Cardington site homes set for approval
- Published
A council is set to approve nearly 500 new homes on an historic airfield in Bedfordshire in the face of opposition.
Bedford Borough Council will decide on an application for housing on the former RAF Cardington site on Monday.
The former airfield is home to two giant sheds built for airships in the 1930s and now Grade 2 listed buildings.
Residents and some conservation groups said the housing plans will affect views of the historic sheds and could stop new airship businesses setting up.
The developer, Fosbern, has already started restoring one shed which housed the historic R101 airship that crashed at Beauvais in France in 1930 on maiden flight to India.
Affordable housing reduced
A planners' report, said: "These two massive structures are currently surrounded by the relatively flat and expansive former airfield which remains largely undeveloped and laid to grass."
The report recommends allowing 167 homes south east of the sheds and 425 on the east side.

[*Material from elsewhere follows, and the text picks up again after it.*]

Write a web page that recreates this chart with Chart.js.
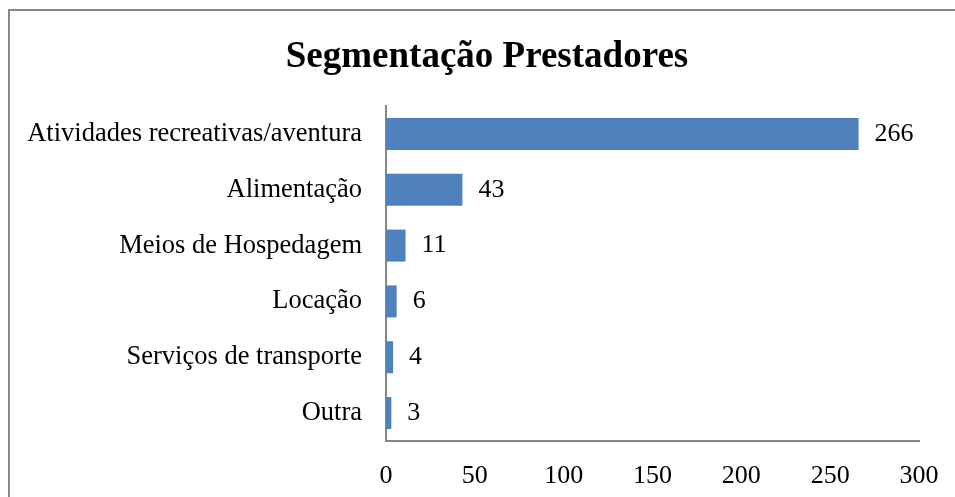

The Meteorological Office has a research station on the site and said the buildings would interfere with their wind measurements and weather reports.
Local residents objected to the development on grounds that it would have a "detrimental effect" on an historic site, damaging local heritage and could prevent further development of airship transport systems of the future.
Fosbern said it was putting about £10m into restoring Hangar No 1, which is a Grade 2 listed building "at national risk".